- _PROBLEM DETAILS_: All of the data should be output character for character, except the pictures.

- _SOURCE EXCERPT_:
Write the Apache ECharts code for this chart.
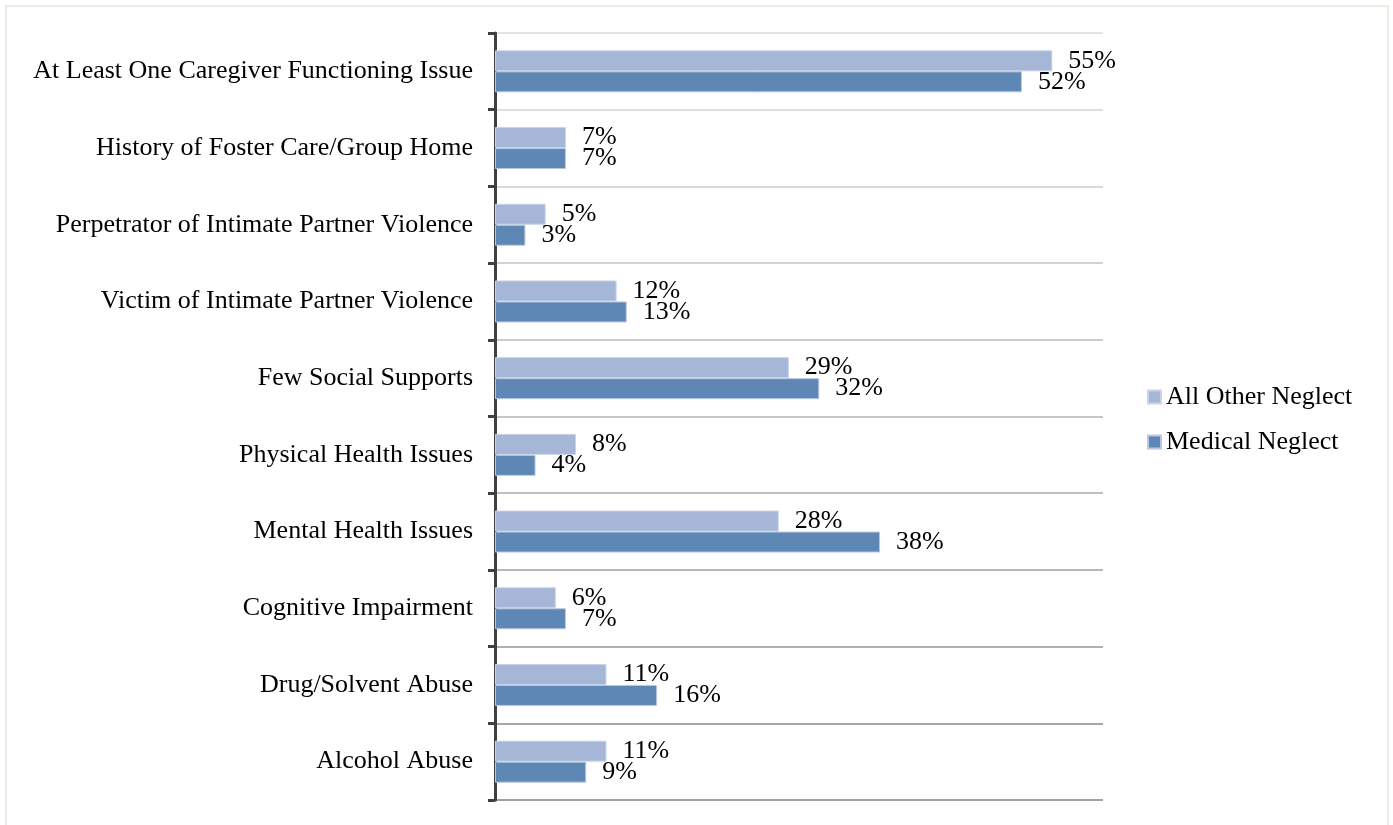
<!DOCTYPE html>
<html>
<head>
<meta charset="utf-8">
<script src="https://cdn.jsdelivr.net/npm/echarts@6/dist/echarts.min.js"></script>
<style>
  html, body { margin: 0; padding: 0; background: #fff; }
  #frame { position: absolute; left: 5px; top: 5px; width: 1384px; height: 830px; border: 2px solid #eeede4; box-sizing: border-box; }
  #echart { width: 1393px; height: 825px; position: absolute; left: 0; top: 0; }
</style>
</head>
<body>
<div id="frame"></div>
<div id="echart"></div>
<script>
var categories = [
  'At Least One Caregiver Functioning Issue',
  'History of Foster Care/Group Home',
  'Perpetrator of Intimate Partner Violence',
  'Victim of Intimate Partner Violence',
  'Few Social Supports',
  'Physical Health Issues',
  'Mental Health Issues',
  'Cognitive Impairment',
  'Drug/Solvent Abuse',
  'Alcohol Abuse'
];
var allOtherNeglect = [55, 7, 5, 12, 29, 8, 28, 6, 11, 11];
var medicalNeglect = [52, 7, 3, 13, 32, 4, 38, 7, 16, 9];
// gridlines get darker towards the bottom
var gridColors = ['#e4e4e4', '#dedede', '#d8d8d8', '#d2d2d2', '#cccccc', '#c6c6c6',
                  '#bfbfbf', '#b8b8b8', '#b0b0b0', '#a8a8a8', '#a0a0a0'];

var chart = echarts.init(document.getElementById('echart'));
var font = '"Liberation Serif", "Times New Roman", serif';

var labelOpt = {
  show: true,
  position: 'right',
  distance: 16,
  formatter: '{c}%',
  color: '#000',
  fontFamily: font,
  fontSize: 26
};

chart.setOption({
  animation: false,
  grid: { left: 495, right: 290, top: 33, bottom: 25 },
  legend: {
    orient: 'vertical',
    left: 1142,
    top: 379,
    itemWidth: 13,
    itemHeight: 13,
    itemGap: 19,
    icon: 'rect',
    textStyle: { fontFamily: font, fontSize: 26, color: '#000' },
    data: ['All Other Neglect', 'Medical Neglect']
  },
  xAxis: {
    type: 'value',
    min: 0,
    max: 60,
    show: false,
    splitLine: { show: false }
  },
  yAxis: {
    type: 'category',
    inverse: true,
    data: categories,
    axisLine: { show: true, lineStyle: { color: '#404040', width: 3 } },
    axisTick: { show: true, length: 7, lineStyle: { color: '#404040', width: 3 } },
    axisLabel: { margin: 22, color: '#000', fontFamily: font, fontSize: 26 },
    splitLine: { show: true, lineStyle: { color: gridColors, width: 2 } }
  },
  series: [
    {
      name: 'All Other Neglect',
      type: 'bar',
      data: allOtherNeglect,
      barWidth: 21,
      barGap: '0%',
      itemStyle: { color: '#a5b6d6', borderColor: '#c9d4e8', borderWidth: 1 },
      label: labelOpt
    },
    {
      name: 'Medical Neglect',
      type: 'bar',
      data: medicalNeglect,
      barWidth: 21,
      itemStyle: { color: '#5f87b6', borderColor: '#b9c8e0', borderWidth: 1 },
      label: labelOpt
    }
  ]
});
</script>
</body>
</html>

- _THE REPLY_:
Write the Apache ECharts code for this chart.
<!DOCTYPE html>
<html>
<head>
<meta charset="utf-8">
<script src="https://cdn.jsdelivr.net/npm/echarts@6/dist/echarts.min.js"></script>
<style>
  html, body { margin: 0; padding: 0; background: #fff; }
  #frame { position: absolute; left: 5px; top: 5px; width: 1384px; height: 830px; border: 2px solid #eeede4; box-sizing: border-box; }
  #echart { width: 1393px; height: 825px; position: absolute; left: 0; top: 0; }
</style>
</head>
<body>
<div id="frame"></div>
<div id="echart"></div>
<script>
var categories = [
  'At Least One Caregiver Functioning Issue',
  'History of Foster Care/Group Home',
  'Perpetrator of Intimate Partner Violence',
  'Victim of Intimate Partner Violence',
  'Few Social Supports',
  'Physical Health Issues',
  'Mental Health Issues',
  'Cognitive Impairment',
  'Drug/Solvent Abuse',
  'Alcohol Abuse'
];
var allOtherNeglect = [55, 7, 5, 12, 29, 8, 28, 6, 11, 11];
var medicalNeglect = [52, 7, 3, 13, 32, 4, 38, 7, 16, 9];
// gridlines get darker towards the bottom
var gridColors = ['#e4e4e4', '#dedede', '#d8d8d8', '#d2d2d2', '#cccccc', '#c6c6c6',
                  '#bfbfbf', '#b8b8b8', '#b0b0b0', '#a8a8a8', '#a0a0a0'];

var chart = echarts.init(document.getElementById('echart'));
var font = '"Liberation Serif", "Times New Roman", serif';

var labelOpt = {
  show: true,
  position: 'right',
  distance: 16,
  formatter: '{c}%',
  color: '#000',
  fontFamily: font,
  fontSize: 26
};

chart.setOption({
  animation: false,
  grid: { left: 495, right: 290, top: 33, bottom: 25 },
  legend: {
    orient: 'vertical',
    left: 1142,
    top: 379,
    itemWidth: 13,
    itemHeight: 13,
    itemGap: 19,
    icon: 'rect',
    textStyle: { fontFamily: font, fontSize: 26, color: '#000' },
    data: ['All Other Neglect', 'Medical Neglect']
  },
  xAxis: {
    type: 'value',
    min: 0,
    max: 60,
    show: false,
    splitLine: { show: false }
  },
  yAxis: {
    type: 'category',
    inverse: true,
    data: categories,
    axisLine: { show: true, lineStyle: { color: '#404040', width: 3 } },
    axisTick: { show: true, length: 7, lineStyle: { color: '#404040', width: 3 } },
    axisLabel: { margin: 22, color: '#000', fontFamily: font, fontSize: 26 },
    splitLine: { show: true, lineStyle: { color: gridColors, width: 2 } }
  },
  series: [
    {
      name: 'All Other Neglect',
      type: 'bar',
      data: allOtherNeglect,
      barWidth: 21,
      barGap: '0%',
      itemStyle: { color: '#a5b6d6', borderColor: '#c9d4e8', borderWidth: 1 },
      label: labelOpt
    },
    {
      name: 'Medical Neglect',
      type: 'bar',
      data: medicalNeglect,
      barWidth: 21,
      itemStyle: { color: '#5f87b6', borderColor: '#b9c8e0', borderWidth: 1 },
      label: labelOpt
    }
  ]
});
</script>
</body>
</html>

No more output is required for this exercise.